Dejected, Steve went back to phoning dishonest imbeciles from the trading post and listlessly surveying tired TT350s and overpriced XR400s. Then he heard about a bike from a co-worker. It wasn’t anything flash, but the price was good and the seller was open to negotiation. Steve wandered around to have a gander, and initially he wasn’t too impressed. The XR600 was old, having left Japan in the year of Australia’s bicentennial (1988, for those too young and/or drunk to remember). It had been well thrashed and pretty much neglected. Most of the external steel parts had surface rust. Steve started to feel a bit sorry for the poor thing, ‘coz it was propped up next to the house and half-covered by spare building materials. Once it was dug out, the Ballard’s big-fin head was revealed, along with a plethora of “630cc” stickers. A Ballard’s pipe was also present, and the seller confided that the bike had refused to run properly until he’d operated on said pipe and removed all those nasty power-sapping, thump-stifling baffles. Both pipe and head looked fairly recent, and despite obvious disuse the bike fired up on the third kick. Brakes and suspension were stock, both front and rear, and although it didn’t look too bad for an ’88 model bike, Steve mentally compared it to the deal he had missed and wrote it off even before the test ride.

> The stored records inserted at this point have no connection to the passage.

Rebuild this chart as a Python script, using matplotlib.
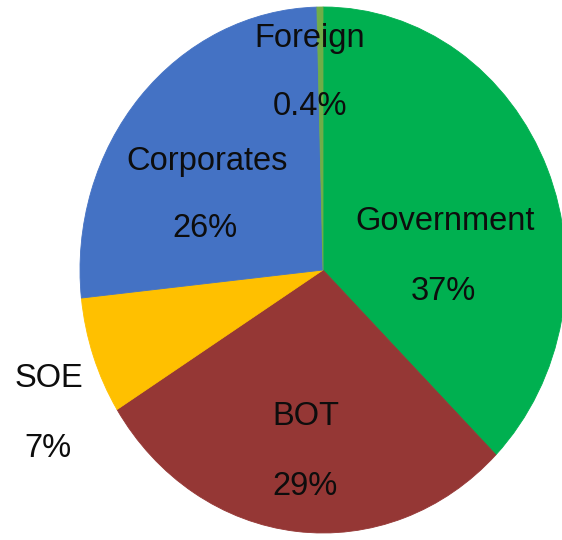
import matplotlib
matplotlib.use("Agg")
import matplotlib.pyplot as plt

# ---- data ----
categories = ["Government", "BOT", "SOE", "Corporates", "Foreign"]
values = [37.4, 28.7, 7.2, 26.3, 0.4]
colors = ["#00B050", "#953735", "#FFC000", "#4472C4", "#70AD47"]

# ---- layout (pixel positions of label baselines, reference 562x540) ----
W, H = 562, 540
cx, cy, rx, ry = 323, 270, 243, 263
label_pos = {
    "Government": ((445, 230), (443, 300)),
    "BOT": ((306, 425), (305, 495)),
    "SOE": ((49, 387), (48, 457)),
    "Corporates": ((207, 170), (205, 237)),
    "Foreign": ((310, 47), (310, 115)),
}

plt.rcParams["font.family"] = ["Liberation Sans", "DejaVu Sans"]
fig = plt.figure(figsize=(W / 100, H / 100), dpi=100)
ax = fig.add_axes([(cx - rx) / W, (H - cy - ry) / H, 2 * rx / W, 2 * ry / H])

wedges, _ = ax.pie(values, colors=colors, startangle=90, counterclock=False,
                   wedgeprops=dict(linewidth=0.6))
for w, c in zip(wedges, colors):
    w.set_edgecolor(c)
ax.set_aspect("auto")
ax.set_xlim(-1, 1)
ax.set_ylim(-1, 1)
ax.axis("off")


def to_data(px, py):
    return (px - cx) / rx, (cy - py) / ry


def fmt(v):
    return f"{v:.1f}%" if v < 1 else f"{v:.0f}%"


for name, v in zip(categories, values):
    (n_px, n_py), (p_px, p_py) = label_pos[name]
    x, y = to_data(n_px, n_py)
    ax.text(x, y, name, ha="center", va="baseline", fontsize=23.5,
            color="#0d0d0d")
    x, y = to_data(p_px, p_py)
    ax.text(x, y, fmt(v), ha="center", va="baseline", fontsize=23.5,
            color="#0d0d0d")

fig.savefig("out.png", dpi=100)
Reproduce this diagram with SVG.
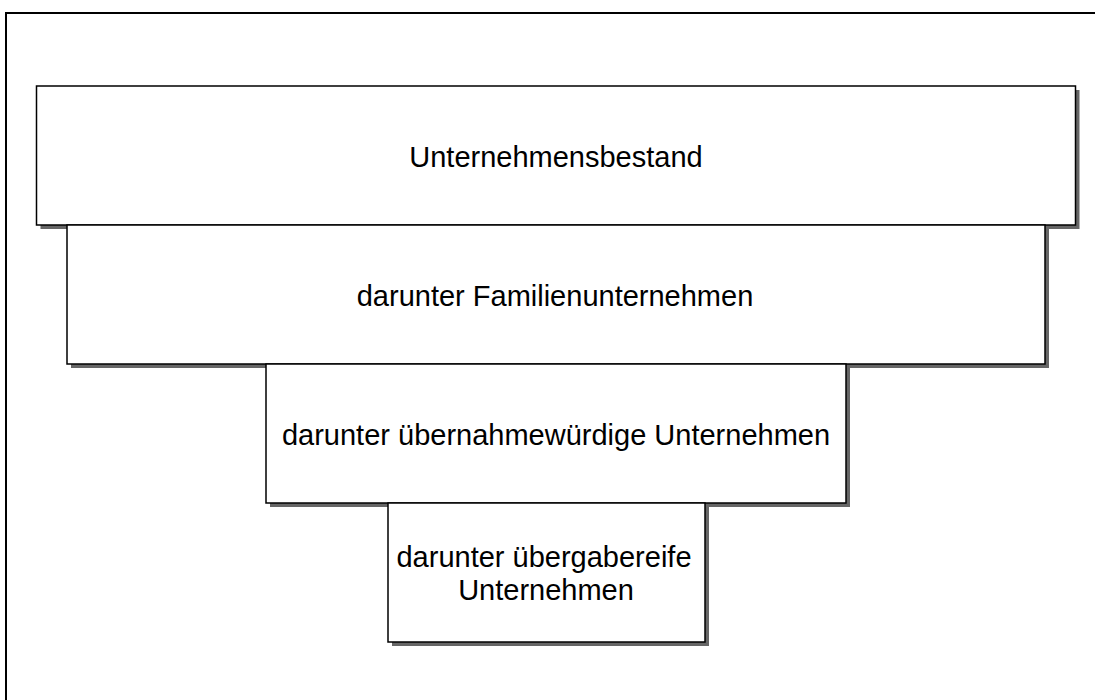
<svg xmlns="http://www.w3.org/2000/svg" width="1095" height="700" viewBox="0 0 1095 700">
<style>
.shadow{fill:#666666;stroke:none}
.box{fill:#ffffff;stroke:#000000;stroke-width:1.5}
.lbl{font-family:"Liberation Sans",Arial,sans-serif;font-size:29px;fill:#000000;text-anchor:middle}
</style>
<rect x="0" y="0" width="1095" height="700" fill="#ffffff"/>
<rect x="6" y="13" width="1100" height="700" fill="none" stroke="#000000" stroke-width="2"/>
<g id="node-unternehmensbestand">
<rect class="shadow" x="40.5" y="90" width="1039" height="139"/>
<rect class="box" x="36.5" y="86" width="1039" height="139"/>
<text class="lbl" x="556" y="167">Unternehmensbestand</text>
</g>
<g id="node-familienunternehmen">
<rect class="shadow" x="71" y="229" width="978" height="139"/>
<rect class="box" x="67" y="225" width="978" height="139"/>
<text class="lbl" x="555" y="306">darunter Familienunternehmen</text>
</g>
<g id="node-uebernahmewuerdig">
<rect class="shadow" x="270" y="368" width="580" height="139"/>
<rect class="box" x="266" y="364" width="580" height="139"/>
<text class="lbl" x="556" y="445">darunter übernahmewürdige Unternehmen</text>
</g>
<g id="node-uebergabereif">
<rect class="shadow" x="392" y="507" width="317" height="139"/>
<rect class="box" x="388" y="503" width="317" height="139"/>
<text class="lbl" x="544" y="567">darunter übergabereife</text>
<text class="lbl" x="546" y="600">Unternehmen</text>
</g>
<g id="connectors"></g>
</svg>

As soon as Steve hoisted a leg (damn, that seat is HIGH!) over the XR, however, his opinion changed. The long stroke, high compression and non-existent exhaust baffling created a thump that rattled windows, set off car alarms, and knocked over little old ladies at 30 paces. The throttle action was short and touchy, and the torque was prodigious. The front wheel refused to talk to terra firma in first gear, and tended to take flight in second as well. The clutch was light and progressive, and the gearbox was sweet. Although the frame showed evidence of plenty of hard landings on rough surfaces, the wheels were in line and the bike didn’t exhibit any handling problems, even at speeds over 160kph (on a private road, naturally…). The suspension didn’t sag and still had plenty of damping. It may have been old, but it went like stink and had handling to match. Steve came back from the test ride with his tongue hanging out from under his helmet and his hand in his wallet. He wasn’t intending to buy a 600 as his first dirtbike, but after sampling big-bore torque and wheelstandability, he was hooked. He bought the bike for a nice price, went shopping for off-road riding gear and then headed for the scrub on one wheel and with a huge grin.